The round, expected to raise a total of $378 million, hasn't yet
closed. The company is currently in talks with Singapore investment
arm GIC, according to people familiar with the matter.
Even Snapchat insiders have trouble keeping track of which
investors Mr. Spiegel is bringing into the company at what
valuations. In an October email, Mr. Lynton asks the CEO if a
contact of his can still invest at the $10 billion valuation, to
which Mr. Spiegel replies, "Unless strategic I think probably
not."
Mr. Lynton, the well-connected boss of Sony's entertainment
business, has also become Mr. Spiegel's de facto representative in
a world of industry power players who are drawn to the upstart
technologist and eager to do business with him. He introduced Mr.
Spiegel to music producer L.A. Reid, Slate editor Jacob Weisberg
and Hearst CEO Steve Swartz and received glowing fan mail from
Twitter CEO Dick Costolo, who called Mr. Speigel "one of the best
product thinkers out there right now."
Not long after Mr. Spiegel spurned Facebook's offer, the social
network's operating chief, Sheryl Sandberg, wrote Mr. Lynton to
offer help filling out Snapchat's management bench. "A few really
good people are interested in working with Evan at Snapchat in a
role like mine," she wrote. "If he ever wants to hire anyone, let
me know and I can give him names."
The following month, Snapchat hired Emily White, its first
operating chief and one of Ms. Sandberg's protégés at Facebook.

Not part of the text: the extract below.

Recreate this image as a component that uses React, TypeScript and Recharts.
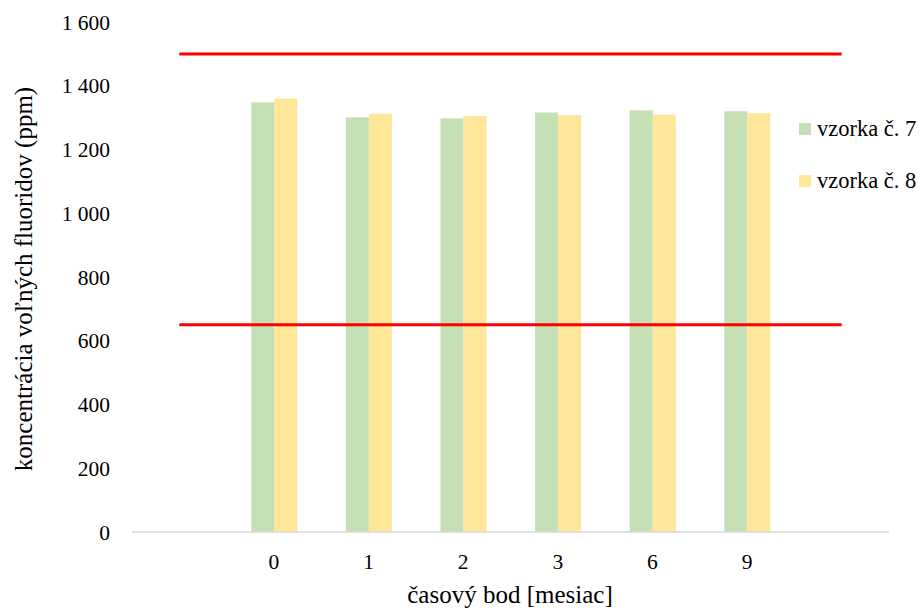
import { ComposedChart, Bar, Line, XAxis, YAxis, Legend } from "recharts";

// časové body (prázdne kategórie na okrajoch nesú len hraničné čiary)
const categories = ["", "0", "1", "2", "3", "6", "9", ""];
const sample7 = [null, 1348, 1301, 1298, 1316, 1323, 1320, null];
const sample8 = [null, 1360, 1312, 1305, 1308, 1310, 1314, null];
const upperLimit = [1500, 1500, 1500, 1500, 1500, 1500, 1500, 1500];
const lowerLimit = [650, 650, 650, 650, 650, 650, 650, 650];
const yTicks = [0, 200, 400, 600, 800, 1000, 1200, 1400, 1600];

const seriesNames = ["vzorka č. 7", "vzorka č. 8"];
const seriesColors = ["#c5e0b4", "#ffe699"];

const FONT = "Liberation Serif, DejaVu Serif, serif";

const data = categories.map((c, i) => ({
  idx: i,
  label: c,
  s7: sample7[i],
  s8: sample8[i],
  upper: upperLimit[i],
  lower: lowerLimit[i],
}));

// "1 600" – medzera ako oddeľovač tisícov
const fmt = (v: number) => String(v).replace(/\B(?=(\d{3})+(?!\d))/g, " ");

function LegendBox() {
  return (
    <div style={{ fontFamily: FONT, fontSize: 22.5, color: "#000" }}>
      {seriesNames.map((name, i) => (
        <div key={name} style={{ display: "flex", alignItems: "center", height: 52, whiteSpace: "nowrap" }}>
          <span style={{ width: 11.5, height: 11.5, background: seriesColors[i], marginRight: 6.5, flex: "none" }} />
          {name}
        </div>
      ))}
    </div>
  );
}

export default function App() {
  return (
    <div style={{ position: "absolute", left: 0, top: 0, background: "#fff", fontFamily: FONT }}>
      <ComposedChart
        width={924}
        height={610}
        data={data}
        margin={{ top: 22, right: 35, left: 0, bottom: 0 }}
        barCategoryGap="26%"
        barGap={0}
        style={{ fontFamily: FONT }}
      >
        <XAxis
          dataKey="idx"
          type="category"
          tickFormatter={(i: number) => categories[i]}
          height={78}
          tickSize={0}
          tickMargin={22}
          tickLine={false}
          axisLine={{ stroke: "#d9d9d9", strokeWidth: 1.3 }}
          tick={{ fontFamily: FONT, fontSize: 21.5, fill: "#000" }}
          interval={0}
          label={{
            content: () => (
              <text x={510} y={603} textAnchor="middle" style={{ fontFamily: FONT }} fontSize={25} fill="#000">
                časový bod [mesiac]
              </text>
            ),
          }}
        />
        <YAxis
          domain={[0, 1600]}
          ticks={yTicks}
          width={132}
          tickSize={0}
          tickMargin={22}
          tickLine={false}
          axisLine={false}
          tickFormatter={fmt}
          tick={{ fontFamily: FONT, fontSize: 21.5, fill: "#000" }}
          label={{
            content: () => (
              <text
                x={32}
                y={279}
                transform="rotate(-90 32 279)"
                textAnchor="middle"
                style={{ fontFamily: FONT }}
                fontSize={25}
                fill="#000"
              >
                koncentrácia voľných fluoridov (ppm)
              </text>
            ),
          }}
        />
        <Legend
          layout="vertical"
          align="center"
          verticalAlign="middle"
          content={() => <LegendBox />}
          wrapperStyle={{ left: 799, top: 103, width: 125 }}
        />
        <Bar dataKey="s7" name={seriesNames[0]} fill={seriesColors[0]} isAnimationActive={false} />
        <Bar dataKey="s8" name={seriesNames[1]} fill={seriesColors[1]} isAnimationActive={false} />
        <Line
          dataKey="upper"
          type="linear"
          stroke="#ff0000"
          strokeWidth={3}
          dot={false}
          legendType="none"
          isAnimationActive={false}
        />
        <Line
          dataKey="lower"
          type="linear"
          stroke="#ff0000"
          strokeWidth={3}
          dot={false}
          legendType="none"
          isAnimationActive={false}
        />
      </ComposedChart>
    </div>
  );
}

Quipped Netflix CEO Reed Hastings in another email to Lynton: "So
that is why you gulped when I said Evan needs a Sheryl!"
Mr. Spiegel has made moves to build his messaging app into a
broader platform for media and entertainment. According to the
emails, the company has acquired three startups this year:
high-tech eyeglass maker Vergence Labs for up to $15 million;
video-chat service AddLive for $30 million; and QR-scanning app
Scan for up to $50 million.
In August, the company met with media executives and marketers
to discuss Snapchat Discover, a service that will display news and
ads within the app. A Sony ad executive wrote to Mr. Lynton after
reviewing the project in September. "It's really impressive, and
we're moving forward to close a deal to be one of the first
advertisers on the platform," he said.
Ben Fritz and Evelyn M. Rusli contributed to this article.